Most Indian breads make use of the yeast spores in the atmosphere for fermentation.
In northern India, a dough of the main ingredient is prepared and flattened by rolling. Most Indian breads, such as roti and chapati, are baked on tava, a griddle made from cast iron, steel or aluminum. Others such as puri and bhatura are deep-fried.
In Southern India, a batter of rice and black lentils is prepared and ladled in small amounts onto a hot greased skillet, where it is spread out into a thin circle and fried with oil or ghee until golden brown. In Western India (including the states of Maharashtra,Gujarat and Rajasthan) bread may be made from coarse grains such as bajra, sorghum or ragi, though wheat is the staple in these regions. These breads are known by various names rotlo (Gujarati), bhakri (Marathi), roti (Rajasthan) or rotti (North Karnataka).
Indian breads of Central Asian origin, such as naan and tandoori roti, are baked in a tandoor. Naan is usually leavened with yeast.

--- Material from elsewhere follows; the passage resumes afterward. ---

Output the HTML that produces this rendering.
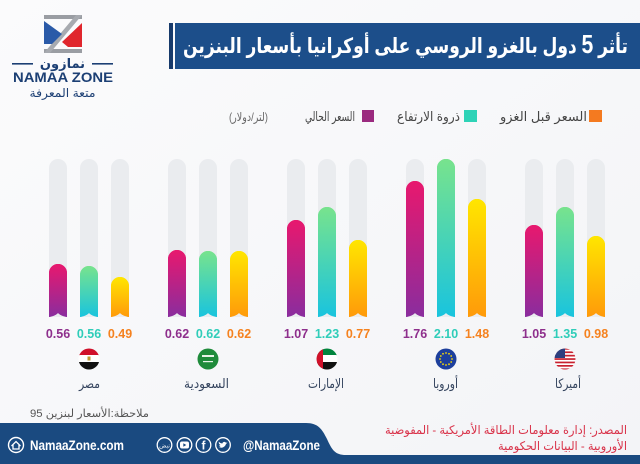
<!DOCTYPE html>
<html><head><meta charset="utf-8">
<style>
html,body{margin:0;padding:0;background:#f7f8fa;}
svg{display:block;}
text{font-family:"Liberation Sans","DejaVu Sans",sans-serif;}
</style></head>
<body>
<svg width="640" height="464" viewBox="0 0 640 464" xmlns="http://www.w3.org/2000/svg">
<defs>
  <linearGradient id="gm" x1="0" y1="0" x2="0" y2="1">
    <stop offset="0" stop-color="#e8186e"/><stop offset="1" stop-color="#8a2d9e"/>
  </linearGradient>
  <linearGradient id="gt" x1="0" y1="0" x2="0" y2="1">
    <stop offset="0" stop-color="#78e38d"/><stop offset="1" stop-color="#19c4de"/>
  </linearGradient>
  <linearGradient id="gy" x1="0" y1="0" x2="0" y2="1">
    <stop offset="0" stop-color="#ffe600"/><stop offset="1" stop-color="#ff9a0a"/>
  </linearGradient>
  <linearGradient id="bg" x1="0" y1="0" x2="1" y2="1">
    <stop offset="0" stop-color="#fbfbfc"/><stop offset="1" stop-color="#f3f4f7"/>
  </linearGradient>
  <pattern id="ln" patternUnits="userSpaceOnUse" x="0" y="194" width="640" height="18.17">
    <rect x="0" y="0" width="640" height="1.2" fill="#ffffff" fill-opacity="0.4"/>
  </pattern>
  <clipPath id="c1"><circle cx="89" cy="359" r="10.5"/></clipPath>
  <clipPath id="c2"><circle cx="208" cy="359" r="10.5"/></clipPath>
  <clipPath id="c3"><circle cx="327" cy="359" r="10.5"/></clipPath>
  <clipPath id="c4"><circle cx="446" cy="359" r="10.5"/></clipPath>
  <clipPath id="c5"><circle cx="565" cy="359" r="10.5"/></clipPath>
</defs>

<rect x="0" y="0" width="640" height="464" fill="url(#bg)"/>

<!-- Logo -->
<g>
  <rect x="44" y="15" width="38" height="4" fill="#9a9da3"/>
  <rect x="44" y="49" width="38" height="4" fill="#9a9da3"/>
  <polygon points="76,15 82,15 50,53 44,53" fill="#a7aab0"/>
  <polygon points="44,21 62,34 52,44 44,44" fill="#2a5aa8"/>
  <polygon points="82,23 82,47 68,47 62,42" fill="#e0262d"/>
  <rect x="12" y="63" width="21" height="1.6" fill="#1c3f74"/>
  <rect x="92" y="63" width="21" height="1.6" fill="#1c3f74"/>
  <text x="62.5" y="68" font-size="13" font-weight="bold" fill="#1c3f74" text-anchor="middle" direction="rtl">نمازون</text>
  <text x="63" y="82" font-size="14" font-weight="bold" fill="#1c3f74" text-anchor="middle" textLength="100" lengthAdjust="spacingAndGlyphs">NAMAA ZONE</text>
  <text x="62.5" y="97" font-size="12" fill="#1c3f74" text-anchor="middle" direction="rtl" textLength="66" lengthAdjust="spacingAndGlyphs">متعة المعرفة</text>
</g>

<!-- Title -->
<rect x="169" y="23" width="4" height="46" fill="#173a6b"/>
<rect x="175" y="23" width="465" height="46" fill="#1c4e8a"/>
<text x="405.5" y="53" font-size="21" font-weight="bold" fill="#ffffff" text-anchor="middle" direction="rtl" textLength="445" lengthAdjust="spacingAndGlyphs">تأثر <tspan font-size="26">5</tspan> دول بالغزو الروسي على أوكرانيا بأسعار البنزين</text>

<!-- Legend -->
<rect x="589" y="110" width="13" height="12" fill="#f47a20"/>
<text x="543.5" y="121" font-size="13" fill="#444" text-anchor="middle" direction="rtl" textLength="87" lengthAdjust="spacingAndGlyphs">السعر قبل الغزو</text>
<rect x="464" y="110" width="13" height="12" fill="#2ed3b7"/>
<text x="428.5" y="121" font-size="13" fill="#444" text-anchor="middle" direction="rtl" textLength="63" lengthAdjust="spacingAndGlyphs">ذروة الارتفاع</text>
<rect x="362" y="110" width="12" height="12" fill="#9b2a7f"/>
<text x="330" y="121" font-size="13" fill="#444" text-anchor="middle" direction="rtl" textLength="50" lengthAdjust="spacingAndGlyphs">السعر الحالي</text>
<text x="248.5" y="121" font-size="12" fill="#666" text-anchor="middle" direction="rtl" textLength="39" lengthAdjust="spacingAndGlyphs">(لتر/دولار)</text>

<!-- Tracks -->
<g fill="#eaecef">
  <path d="M49,317 L49,168 A9,9 0 0 1 67,168 L67,317 Z"/>
  <path d="M80,317 L80,168 A9,9 0 0 1 98,168 L98,317 Z"/>
  <path d="M111,317 L111,168 A9,9 0 0 1 129,168 L129,317 Z"/>
  <path d="M168,317 L168,168 A9,9 0 0 1 186,168 L186,317 Z"/>
  <path d="M199,317 L199,168 A9,9 0 0 1 217,168 L217,317 Z"/>
  <path d="M230,317 L230,168 A9,9 0 0 1 248,168 L248,317 Z"/>
  <path d="M287,317 L287,168 A9,9 0 0 1 305,168 L305,317 Z"/>
  <path d="M318,317 L318,168 A9,9 0 0 1 336,168 L336,317 Z"/>
  <path d="M349,317 L349,168 A9,9 0 0 1 367,168 L367,317 Z"/>
  <path d="M406,317 L406,168 A9,9 0 0 1 424,168 L424,317 Z"/>
  <path d="M437,317 L437,168 A9,9 0 0 1 455,168 L455,317 Z"/>
  <path d="M468,317 L468,168 A9,9 0 0 1 486,168 L486,317 Z"/>
  <path d="M525,317 L525,168 A9,9 0 0 1 543,168 L543,317 Z"/>
  <path d="M556,317 L556,168 A9,9 0 0 1 574,168 L574,317 Z"/>
  <path d="M587,317 L587,168 A9,9 0 0 1 605,168 L605,317 Z"/>
</g>

<!-- Bars -->
<g id="bars">
  <path id="b1" d="M49,317 L49,273 A9,9 0 0 1 67,273 L67,317 Q61,316 58,313 Q55,316 49,317 Z" fill="url(#gm)"/>
  <path id="b2" d="M80,317 L80,275 A9,9 0 0 1 98,275 L98,317 Q92,316 89,313 Q86,316 80,317 Z" fill="url(#gt)"/>
  <path id="b3" d="M111,317 L111,286 A9,9 0 0 1 129,286 L129,317 Q123,316 120,313 Q117,316 111,317 Z" fill="url(#gy)"/>
  <path id="b4" d="M168,317 L168,259 A9,9 0 0 1 186,259 L186,317 Q180,316 177,313 Q174,316 168,317 Z" fill="url(#gm)"/>
  <path id="b5" d="M199,317 L199,260 A9,9 0 0 1 217,260 L217,317 Q211,316 208,313 Q205,316 199,317 Z" fill="url(#gt)"/>
  <path id="b6" d="M230,317 L230,260 A9,9 0 0 1 248,260 L248,317 Q242,316 239,313 Q236,316 230,317 Z" fill="url(#gy)"/>
  <path id="b7" d="M287,317 L287,229 A9,9 0 0 1 305,229 L305,317 Q299,316 296,313 Q293,316 287,317 Z" fill="url(#gm)"/>
  <path id="b8" d="M318,317 L318,216 A9,9 0 0 1 336,216 L336,317 Q330,316 327,313 Q324,316 318,317 Z" fill="url(#gt)"/>
  <path id="b9" d="M349,317 L349,249 A9,9 0 0 1 367,249 L367,317 Q361,316 358,313 Q355,316 349,317 Z" fill="url(#gy)"/>
  <path id="b10" d="M406,317 L406,190 A9,9 0 0 1 424,190 L424,317 Q418,316 415,313 Q412,316 406,317 Z" fill="url(#gm)"/>
  <path id="b11" d="M437,317 L437,168 A9,9 0 0 1 455,168 L455,317 Q449,316 446,313 Q443,316 437,317 Z" fill="url(#gt)"/>
  <path id="b12" d="M468,317 L468,208 A9,9 0 0 1 486,208 L486,317 Q480,316 477,313 Q474,316 468,317 Z" fill="url(#gy)"/>
  <path id="b13" d="M525,317 L525,234 A9,9 0 0 1 543,234 L543,317 Q537,316 534,313 Q531,316 525,317 Z" fill="url(#gm)"/>
  <path id="b14" d="M556,317 L556,216 A9,9 0 0 1 574,216 L574,317 Q568,316 565,313 Q562,316 556,317 Z" fill="url(#gt)"/>
  <path id="b15" d="M587,317 L587,245 A9,9 0 0 1 605,245 L605,317 Q599,316 596,313 Q593,316 587,317 Z" fill="url(#gy)"/>
</g>
<g fill="url(#ln)">
  <use href="#b1"/><use href="#b2"/><use href="#b3"/><use href="#b4"/><use href="#b5"/>
  <use href="#b6"/><use href="#b7"/><use href="#b8"/><use href="#b9"/><use href="#b10"/>
  <use href="#b11"/><use href="#b12"/><use href="#b13"/><use href="#b14"/><use href="#b15"/>
</g>

<!-- Values -->
<g font-size="12.5" font-weight="bold" text-anchor="middle">
  <text x="58" y="338" fill="#8e2f8c">0.56</text>
  <text x="89" y="338" fill="#2fcdb9">0.56</text>
  <text x="120" y="338" fill="#f5821f">0.49</text>
  <text x="177" y="338" fill="#8e2f8c">0.62</text>
  <text x="208" y="338" fill="#2fcdb9">0.62</text>
  <text x="239" y="338" fill="#f5821f">0.62</text>
  <text x="296" y="338" fill="#8e2f8c">1.07</text>
  <text x="327" y="338" fill="#2fcdb9">1.23</text>
  <text x="358" y="338" fill="#f5821f">0.77</text>
  <text x="415" y="338" fill="#8e2f8c">1.76</text>
  <text x="446" y="338" fill="#2fcdb9">2.10</text>
  <text x="477" y="338" fill="#f5821f">1.48</text>
  <text x="534" y="338" fill="#8e2f8c">1.05</text>
  <text x="565" y="338" fill="#2fcdb9">1.35</text>
  <text x="596" y="338" fill="#f5821f">0.98</text>
</g>

<!-- Flags -->
<g clip-path="url(#c1)">
  <rect x="78" y="348" width="22" height="8" fill="#d0102a"/>
  <rect x="78" y="355" width="22" height="8" fill="#ffffff"/>
  <rect x="78" y="362" width="22" height="9" fill="#111111"/>
  <rect x="87.5" y="356.5" width="3" height="4" fill="#c09a30"/>
</g>
<g clip-path="url(#c2)">
  <rect x="197" y="348" width="22" height="22" fill="#1f8b3b"/>
  <rect x="202" y="355" width="12" height="2" fill="#e8f3e8"/>
  <rect x="203" y="361" width="10" height="1.2" fill="#e8f3e8"/>
</g>
<g clip-path="url(#c3)">
  <rect x="316" y="348" width="22" height="8" fill="#00843d"/>
  <rect x="316" y="355" width="22" height="8" fill="#ffffff"/>
  <rect x="316" y="362" width="22" height="9" fill="#111111"/>
  <rect x="316" y="348" width="7" height="22" fill="#d0102a"/>
</g>
<g clip-path="url(#c4)">
  <rect x="435" y="348" width="22" height="22" fill="#1d3f9c"/>
  <g fill="#f5d90a">
    <circle cx="446" cy="353" r="0.9"/><circle cx="449" cy="353.8" r="0.9"/><circle cx="451.2" cy="356" r="0.9"/>
    <circle cx="452" cy="359" r="0.9"/><circle cx="451.2" cy="362" r="0.9"/><circle cx="449" cy="364.2" r="0.9"/>
    <circle cx="446" cy="365" r="0.9"/><circle cx="443" cy="364.2" r="0.9"/><circle cx="440.8" cy="362" r="0.9"/>
    <circle cx="440" cy="359" r="0.9"/><circle cx="440.8" cy="356" r="0.9"/><circle cx="443" cy="353.8" r="0.9"/>
  </g>
</g>
<g clip-path="url(#c5)">
  <rect x="554" y="348" width="22" height="22" fill="#ffffff"/>
  <g fill="#c8202f">
    <rect x="554" y="348" width="22" height="1.7"/><rect x="554" y="351.4" width="22" height="1.7"/>
    <rect x="554" y="354.8" width="22" height="1.7"/><rect x="554" y="358.2" width="22" height="1.7"/>
    <rect x="554" y="361.6" width="22" height="1.7"/><rect x="554" y="365" width="22" height="1.7"/>
    <rect x="554" y="368.4" width="22" height="1.7"/>
  </g>
  <rect x="554" y="348" width="11" height="10" fill="#2d3f7f"/>
</g>

<!-- Country names -->
<g font-size="13" fill="#34445e" text-anchor="middle" direction="rtl">
  <text x="89.5" y="388" textLength="21" lengthAdjust="spacingAndGlyphs">مصر</text>
  <text x="206.5" y="388" textLength="45" lengthAdjust="spacingAndGlyphs">السعودية</text>
  <text x="326" y="388" textLength="36" lengthAdjust="spacingAndGlyphs">الإمارات</text>
  <text x="445.5" y="388" textLength="25" lengthAdjust="spacingAndGlyphs">أوروبا</text>
  <text x="568" y="388" textLength="26" lengthAdjust="spacingAndGlyphs">أميركا</text>
</g>

<!-- Note -->
<text x="89.5" y="417" font-size="11" fill="#555" text-anchor="middle" direction="rtl" textLength="119" lengthAdjust="spacingAndGlyphs">ملاحظة:الأسعار لبنزين 95</text>

<!-- Footer -->
<path d="M0,423 L306,423 C318,423 322,429 327,439 C332,450 335,455 346,455 L640,455 L640,464 L0,464 Z" fill="#1a4a80"/>
<circle cx="16" cy="445" r="7.5" fill="none" stroke="#ffffff" stroke-width="1.4"/>
<path d="M11.5,446 L16,441.5 L20.5,446 M13,445 L13,449 L19,449 L19,445" fill="none" stroke="#ffffff" stroke-width="1.3"/>
<text x="30" y="450" font-size="14" font-weight="bold" fill="#ffffff" textLength="94" lengthAdjust="spacingAndGlyphs">NamaaZone.com</text>
<g fill="none" stroke="#ffffff" stroke-width="1.3">
  <circle cx="164.5" cy="445" r="7.3"/>
  <circle cx="184.5" cy="445" r="7.3"/>
  <circle cx="203.5" cy="445" r="7.3"/>
  <circle cx="223" cy="445" r="7.3"/>
</g>
<text x="164.5" y="447.5" font-size="6" fill="#ffffff" text-anchor="middle" direction="rtl">نبض</text>
<rect x="180" y="441.5" width="9" height="7" rx="2" fill="#ffffff"/>
<polygon points="183.3,443.2 183.3,446.8 186.3,445" fill="#1a4a80"/>
<text x="203.5" y="449.5" font-size="12" font-weight="bold" fill="#ffffff" text-anchor="middle">f</text>
<path d="M218.5,447.5 C221,448.5 225,447.5 226,444 L227.5,442.5 L226,442.8 C225,441.5 223,441.5 222.3,443.5 C220.5,443.5 219.5,442.5 218.8,441.8 C218.5,443.5 219.3,444.5 220.5,445 C219.8,445.5 219.5,445.5 219,445.2 C219.5,446.5 220.5,447 221.3,447 C220.5,447.5 219.5,447.6 218.5,447.5 Z" fill="#ffffff"/>
<text x="243" y="450" font-size="13.5" font-weight="bold" fill="#ffffff" textLength="77" lengthAdjust="spacingAndGlyphs">@NamaaZone</text>

<!-- Source -->
<text x="506" y="434" font-size="12" fill="#d9334a" text-anchor="middle" direction="rtl" textLength="242" lengthAdjust="spacingAndGlyphs">المصدر: إدارة معلومات الطاقة الأمريكية - المفوضية</text>
<text x="562.5" y="450" font-size="12" fill="#d9334a" text-anchor="middle" direction="rtl" textLength="129" lengthAdjust="spacingAndGlyphs">الأوروبية - البيانات الحكومية</text>
</svg>
</body></html>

The Appam is a fermented bread usually prepared with finely powdered rice flour. In Kerala in South India, there are Kallappam, Vattayappam and Palappam (Vellayappam). The kallappam is made on flat iron griddles. The vattayappam is a steamed bread, and palappam is made in small shallow bottomed pans, which are kept covered while the bread cooks. Palappam has a thin crisp lace like strip around it.